(Problem requirements): Each line from the top of the listing through the one holding "(0,0) rectangle (1237,1372);" should be restated word for word, with nothing added and no pictures.

*****

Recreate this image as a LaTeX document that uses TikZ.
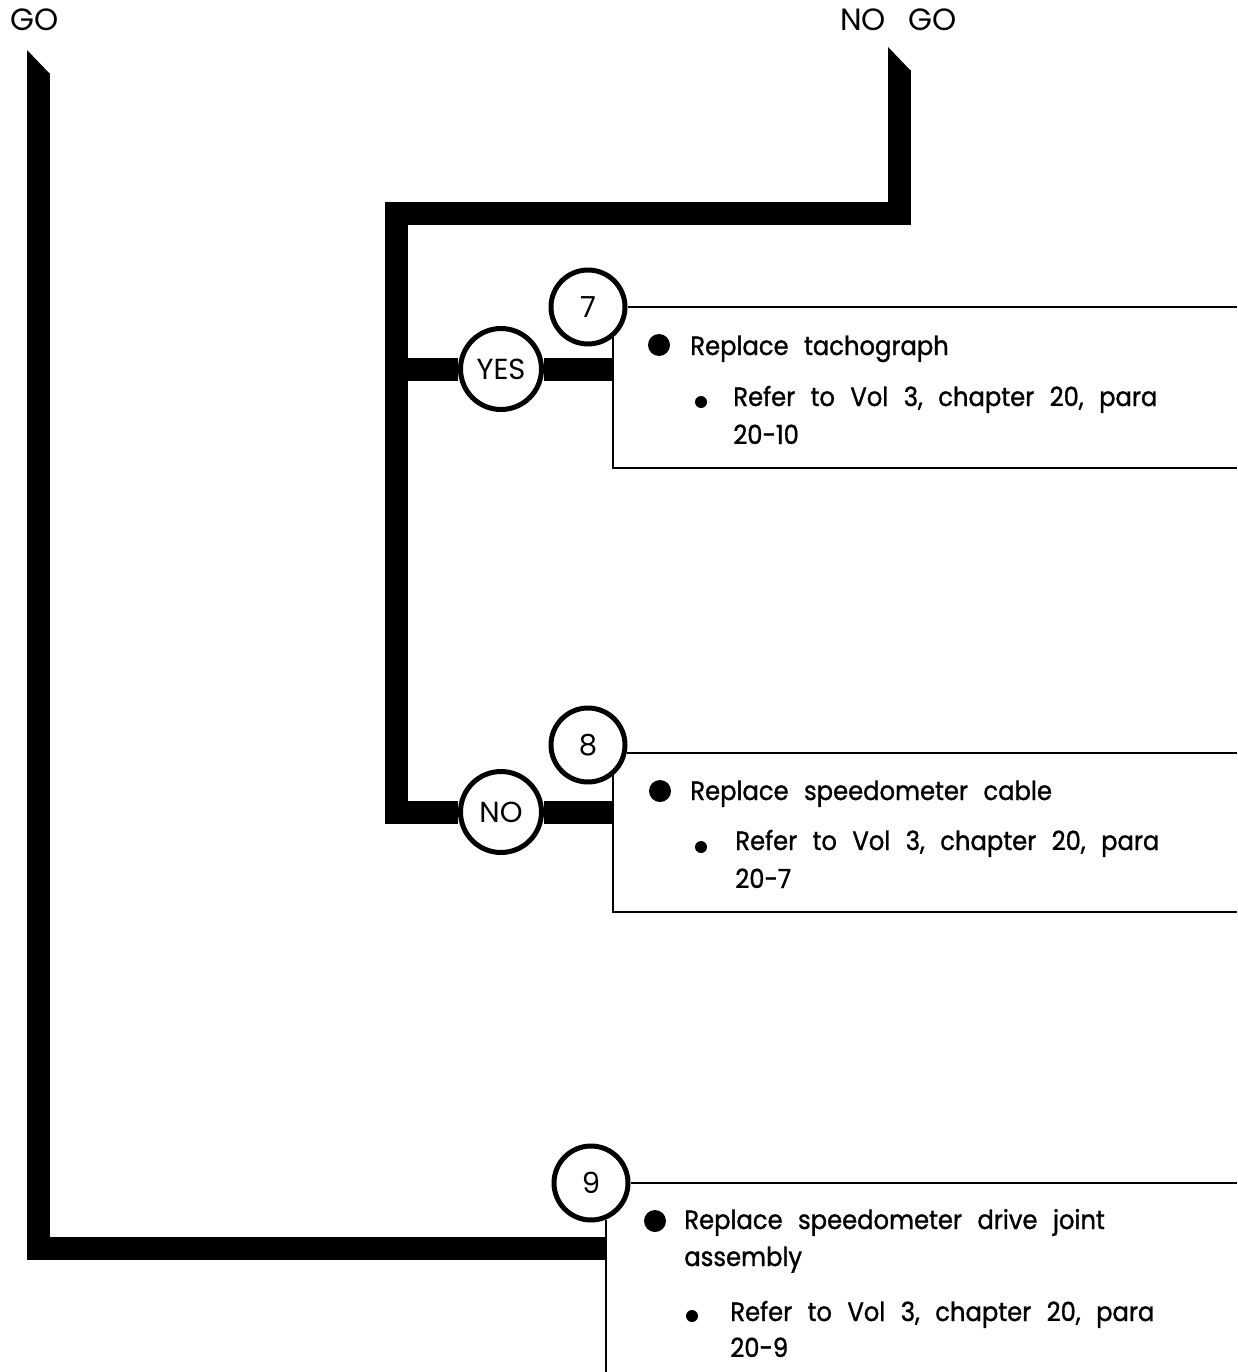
\documentclass[tikz,border=0pt]{standalone}
\usepackage{fontspec}
\setmainfont{Poppins}
\newfontfamily\boxfamily{Poppins}[FakeBold=1.2, FakeStretch=0.92]
\usetikzlibrary{positioning}
\newcommand{\boxfont}{\boxfamily\fontsize{15}{17}\selectfont\spaceskip 8.8pt\relax}
\newcommand{\headfont}{\fontsize{17.5}{20}\selectfont\spaceskip 0.44cm\relax}

\begin{document}
\begin{tikzpicture}[x=0.02cm,y=-0.02cm,
  bar/.style={line width=0.46cm, line join=miter},
  tag/.style={draw, circle, line width=0.1cm, fill=white, inner sep=0pt,
              font=\fontsize{16.5}{18}\selectfont},
  boxline/.style={line width=0.04cm},
  txt/.style={anchor=base west, inner sep=0pt, font=\boxfont},
  toplabel/.style={anchor=base west, inner sep=0pt, font=\headfont},
  bigdot/.style={circle, fill, inner sep=0pt, minimum size=0.44cm},
  smalldot/.style={circle, fill, inner sep=0pt, minimum size=0.24cm}]

  \useasboundingbox (0,0) rectangle (1237,1372);

  %% Top labels
  \node[toplabel] (go) at (10,31) {GO};
  \node[toplabel] (nogo) at (840,31) {NO GO};

  %% Circles
  \node[tag, minimum size=1.62cm] (yes) at (501,369) {YES};
  \node[tag, minimum size=1.62cm] (no) at (501,812) {NO};
  \node[tag, minimum size=1.48cm] (n7) at (588,307) {7};
  \node[tag, minimum size=1.48cm] (n8) at (588,745) {8};
  \node[tag, minimum size=1.48cm] (n9) at (591,1183) {9};

  %% Open boxes (right side runs off the page)
  \coordinate (b7ne) at (1237,307);
  \coordinate (b7se) at (1237,468);
  \coordinate (b8ne) at (1237,753);
  \coordinate (b8se) at (1237,912);
  \coordinate (b9ne) at (1237,1183);
  \coordinate (b9sw) at (605,1372);

  \draw[boxline] (n7) -- (b7ne);
  \draw[boxline] (n7.-50) |- (b7se);
  \draw[boxline] (n8.-12) -- (n8.-12 -| b8ne);
  \draw[boxline] (n8.-50) |- (b8se);
  \draw[boxline] (n9) -- (b9ne);
  \draw[boxline] (n9.-68) -- (n9.-68 |- b9sw);

  %% GO line
  \coordinate (gotop) at (38.5,73);
  \coordinate (b9in) at (605,1248);
  \draw[bar] (gotop) |- (b9in);
  \fill (gotop) +(-11.5,1) -- +(-11.5,-23) -- +(11.5,1) -- cycle;

  %% NO GO line
  \coordinate (nogotop) at (899.5,70);
  \coordinate (split) at (396.5,213.5);
  \draw[bar] (nogotop) |- (split) |- (no);
  \fill (nogotop) +(-11.5,1) -- +(-11.5,-23) -- +(11.5,1) -- cycle;
  \draw[bar] (split |- yes) -- (yes);
  \draw[bar] (yes) -- (n7.-50 |- yes);
  \draw[bar] (no) -- (n8.-50 |- no);

  %% Box 7
  \node[bigdot] (d7) at (659,345) {};
  \node[txt] (t7a) at (690,355) {Replace tachograph};
  \node[smalldot] (s7) at (701,402) {};
  \node[txt] (t7b) at (733,406) {Refer to Vol 3, chapter 20, para};
  \node[txt] (t7c) at (733,444) {20-10};

  %% Box 8
  \node[bigdot] (d8) at (660,791) {};
  \node[txt] (t8a) at (690,800) {Replace speedometer cable};
  \node[smalldot] (s8) at (701,847) {};
  \node[txt] (t8b) at (735,850) {Refer to Vol 3, chapter 20, para};
  \node[txt] (t8c) at (735,888) {20-7};

  %% Box 9
  \node[bigdot] (d9) at (655,1221) {};
  \node[txt] (t9a) at (684,1229) {Replace speedometer drive joint};
  \node[txt] (t9b) at (684,1266) {assembly};
  \node[smalldot] (s9) at (692,1316) {};
  \node[txt] (t9c) at (730,1321) {Refer to Vol 3, chapter 20, para};
  \node[txt] (t9d) at (730,1357) {20-9};
\end{tikzpicture}
\end{document}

*****

(Exercise solution):
Recreate this image as a LaTeX document that uses TikZ.
\documentclass[tikz,border=0pt]{standalone}
\usepackage{fontspec}
\setmainfont{Poppins}
\newfontfamily\boxfamily{Poppins}[FakeBold=1.2, FakeStretch=0.92]
\usetikzlibrary{positioning}
\newcommand{\boxfont}{\boxfamily\fontsize{15}{17}\selectfont\spaceskip 8.8pt\relax}
\newcommand{\headfont}{\fontsize{17.5}{20}\selectfont\spaceskip 0.44cm\relax}

\begin{document}
\begin{tikzpicture}[x=0.02cm,y=-0.02cm,
  bar/.style={line width=0.46cm, line join=miter},
  tag/.style={draw, circle, line width=0.1cm, fill=white, inner sep=0pt,
              font=\fontsize{16.5}{18}\selectfont},
  boxline/.style={line width=0.04cm},
  txt/.style={anchor=base west, inner sep=0pt, font=\boxfont},
  toplabel/.style={anchor=base west, inner sep=0pt, font=\headfont},
  bigdot/.style={circle, fill, inner sep=0pt, minimum size=0.44cm},
  smalldot/.style={circle, fill, inner sep=0pt, minimum size=0.24cm}]

  \useasboundingbox (0,0) rectangle (1237,1372);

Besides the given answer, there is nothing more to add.